Le train, porte d’accès à la Jungfraujoch
Après plus d’une heure à côtoyer les montages au plus près, il est temps de redescendre vers Interlaken. Disposant d’un réseau ferroviaire exceptionnel, il est très facile de se rendre d’une destination à une autre en train et en bus, à condition de pouvoir payer une certaine somme. La Suisse est l’un des pays les plus sûrs, même si pour de nombreux Suisses cette situation se dégrade petit à petit. Surtout, la Suisse peut se targuer de ne pas avoir été en guerre depuis plus de 10 ans (tout comme le Japon, le Qatar, le Panama, etc.).
Mais c’est surtout un pays où le niveau de vie est l’un des plus élevés au monde. Les deux principales villes de la Suisse, à savoir Zurich et Genève,, reviennent souvent dans le classement des villes les plus chères au monde. Rien d’étonnant à ce qu’il faille débourser plus de deux cents francs suisses pour voyager jusqu’au sommet de l’Europe. Rien d’étonnant non plus si la grande majorité des touristes visitant le Jungfraujoch sont des touristes locaux suisses ou asiatiques, dont la majorité est chinoise. Les touristes chinois ne passent que quelques jours en Suisse et la Jungfraujoch reste pour ces voyages organisés une destination incontournable.

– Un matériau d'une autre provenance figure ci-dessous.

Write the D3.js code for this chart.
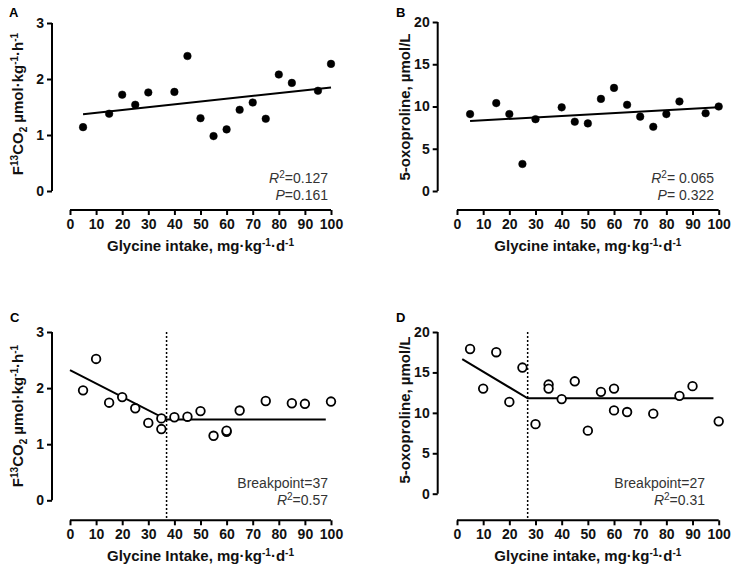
<!DOCTYPE html>
<html><head><meta charset="utf-8">
<script src="https://cdn.jsdelivr.net/npm/d3@7"></script>
<style>body{margin:0;background:#fff}svg{display:block}text{font-family:"Liberation Sans",Arial,sans-serif}</style>
</head><body><svg id="c" width="732" height="567"></svg>
<script>
const xTicks = [0,10,20,30,40,50,60,70,80,90,100];
const ticksF = [0,1,2,3];
const ticks5 = [0,5,10,15,20];

const intakeA = [5,15,20,25,30,40,45,50,55,60,65,70,75,80,85,95,100];
const valuesA = [1.14,1.38,1.72,1.54,1.76,1.77,2.41,1.30,0.98,1.10,1.45,1.58,1.29,2.08,1.93,1.79,2.27];
const fitA = [[5,1.37],[100,1.85]];

const intakeB = [5,15,20,25,30,40,45,50,55,60,65,70,75,80,85,95,100];
const valuesB = [9.1,10.4,9.1,3.2,8.5,9.9,8.2,8.0,10.9,12.2,10.2,8.8,7.6,9.1,10.6,9.2,10.0];
const fitB = [[5,8.28],[100,9.9]];

const intakeC = [5,10,15,20,25,30,35,35,40,45,50,55,60,60,65,75,85,90,100];
const valuesC = [1.96,2.52,1.74,1.84,1.64,1.38,1.46,1.27,1.48,1.49,1.59,1.15,1.22,1.24,1.60,1.77,1.73,1.72,1.76];
const fitC = [[0,2.32],[37,1.44],[98,1.44]];
const breakC = 37;

const intakeD = [5,10,15,20,25,30,35,35,40,45,50,55,60,60,65,75,85,90,100];
const valuesD = [17.9,13.0,17.5,11.35,15.6,8.6,13.5,13.0,11.7,13.9,7.8,12.6,13.0,10.3,10.1,9.9,12.1,13.3,8.95];
const fitD = [[2,16.65],[27,11.8],[98,11.8]];
const breakD = 27;

const svg = d3.select("#c");

function panel(o){
  const g = svg.append("g");
  const x = d3.scaleLinear().domain([0,100]).range([o.x0,o.x1]);
  const y = d3.scaleLinear().domain(o.yDomain).range([o.yBot,o.yTop]);
  // y axis
  const ya = g.append("g").attr("transform",`translate(${o.yAxisX},0)`)
    .call(d3.axisLeft(y).tickValues(o.yTicks).tickSize(5).tickPadding(3).tickFormat(d3.format("d")));
  // x axis
  const xa = g.append("g").attr("transform",`translate(0,${o.xAxisY})`)
    .call(d3.axisBottom(x).tickValues(xTicks).tickSize(5).tickPadding(4).tickFormat(d3.format("d")));
  [ya,xa].forEach(a=>{
    a.select(".domain").attr("stroke","#000").attr("stroke-width",2);
    a.selectAll(".tick line").attr("stroke","#000").attr("stroke-width",2);
    a.selectAll(".tick text").attr("fill","#111").attr("font-size",14).attr("font-weight","bold")
      .attr("font-family",'"Liberation Sans",Arial,sans-serif');
  });
  ya.select(".domain").attr("d",`M-0,${o.yBot}V${o.yTop}`);
  xa.select(".domain").attr("d",`M${o.x0},0H${o.x1}`);
  // breakpoint
  if (o.brk!=null){
    g.append("line").attr("x1",x(o.brk)).attr("x2",x(o.brk)).attr("y1",o.yTop).attr("y2",o.xAxisY)
      .attr("stroke","#000").attr("stroke-width",1.5).attr("stroke-dasharray","2,2");
  }
  // fit line
  g.append("path").datum(o.fit).attr("fill","none").attr("stroke","#000").attr("stroke-width",2)
    .attr("d",d3.line().x(d=>x(d[0])).y(d=>y(d[1])));
  // points
  g.selectAll("circle.pt").data(o.xs.map((v,i)=>[v,o.ys[i]])).join("circle").attr("class","pt")
    .attr("cx",d=>x(d[0])).attr("cy",d=>y(d[1])).attr("r",o.open?4.3:3.8)
    .attr("fill",o.open?"#fff":"#000").attr("stroke","#000").attr("stroke-width",o.open?1.8:0.5);
  // panel label
  g.append("text").attr("x",o.lblX).attr("y",o.lblY).attr("font-size",13).attr("font-weight","bold").text(o.label);
  // x title
  const xt = g.append("text").attr("x",(o.x0+o.x1)/2).attr("y",o.xTitleY).attr("text-anchor","middle")
    .attr("font-size",15).attr("font-weight","bold").attr("fill","#111");
  xt.append("tspan").text(o.xTitle+", mg·kg");
  xt.append("tspan").attr("dy",-5).attr("font-size",10).text("-1");
  xt.append("tspan").attr("dy",5).text("·d");
  xt.append("tspan").attr("dy",-5).attr("font-size",10).text("-1");
  // y title
  const yt = g.append("text").attr("transform",`translate(${o.yTitleX},${o.yTitleY}) rotate(-90)`)
    .attr("text-anchor","middle").attr("font-size",15).attr("font-weight","bold").attr("fill","#111");
  if (o.kind==="F"){
    yt.append("tspan").text("F");
    yt.append("tspan").attr("dy",-5).attr("font-size",10).text("13");
    yt.append("tspan").attr("dy",5).text("CO");
    yt.append("tspan").attr("dy",4).attr("font-size",10).text("2");
    yt.append("tspan").attr("dy",-4).text(" µmol·kg");
    yt.append("tspan").attr("dy",-5).attr("font-size",10).text("-1");
    yt.append("tspan").attr("dy",5).text("·h");
    yt.append("tspan").attr("dy",-5).attr("font-size",10).text("-1");
  } else {
    yt.text("5-oxoproline, µmol/L");
  }
  // annotations
  o.notes.forEach((n,i)=>{
    const t = g.append("text").attr("x",o.noteX).attr("y",o.noteY+i*16.5).attr("text-anchor","end")
      .attr("font-size",14).attr("fill","#333");
    n.forEach(p=>{
      const s = t.append("tspan").text(p.t);
      if (p.i) s.attr("font-style","italic");
      if (p.sup) s.attr("dy",-5).attr("font-size",10);
      if (p.down) s.attr("dy",5);
    });
  });
}

panel({label:"A",lblX:9,lblY:17,x0:70,x1:331,yAxisX:52,yTop:23,yBot:191,xAxisY:210,yDomain:[0,3],yTicks:ticksF,
  xs:intakeA,ys:valuesA,fit:fitA,open:false,kind:"F",xTitle:"Glycine intake",xTitleY:251,yTitleX:23,yTitleY:104,
  noteX:328,noteY:183,notes:[[{t:"R",i:1},{t:"2",sup:1},{t:"=0.127",down:1}],[{t:"P",i:1},{t:"=0.161"}]]});
panel({label:"B",lblX:396,lblY:17,x0:457,x1:718.7,yAxisX:437.7,yTop:22,yBot:191,xAxisY:210,yDomain:[0,20],yTicks:ticks5,
  xs:intakeB,ys:valuesB,fit:fitB,open:false,kind:"O",xTitle:"Glycine intake",xTitleY:251,yTitleX:410,yTitleY:107,
  noteX:714,noteY:183,notes:[[{t:"R",i:1},{t:"2",sup:1},{t:"= 0.065",down:1}],[{t:"P",i:1},{t:"= 0.322"}]]});
panel({label:"C",lblX:10,lblY:322,x0:70,x1:331,yAxisX:52,yTop:332,yBot:500.3,xAxisY:520.3,yDomain:[0,3],yTicks:ticksF,
  xs:intakeC,ys:valuesC,fit:fitC,open:true,brk:breakC,kind:"F",xTitle:"Glycine Intake",xTitleY:561,yTitleX:23,yTitleY:416,
  noteX:328,noteY:488,notes:[[{t:"Breakpoint=37"}],[{t:"R",i:1},{t:"2",sup:1},{t:"=0.57",down:1}]]});
panel({label:"D",lblX:396,lblY:322,x0:457,x1:718.7,yAxisX:437.7,yTop:332,yBot:493.7,xAxisY:520.3,yDomain:[0,20],yTicks:ticks5,
  xs:intakeD,ys:valuesD,fit:fitD,open:true,brk:breakD,kind:"O",xTitle:"Glycine intake",xTitleY:561,yTitleX:410,yTitleY:410,
  noteX:705,noteY:488,notes:[[{t:"Breakpoint=27"}],[{t:"R",i:1},{t:"2",sup:1},{t:"=0.31",down:1}]]});
</script></body></html>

Un changement de train à la station Kleine Scheidegg et nous voilà partis en direction de Grindelwald. Le train descend doucement la colline, faisant défiler devant les grandes baies vitrées du train son paysage de rêve tel un film. Sur les montagnes aux alentours, le soleil se couche lui aussi, projetant les derniers rayons de soleil de la journée. Mais une partie de nous semble être restée là-haut, dans les montagnes et les pics enneigés, en compagnie des oiseaux qui voltigent au gré des bourrasques. Sans doute sont-ils les seuls qui puissent supplanter la puissance de la montagne.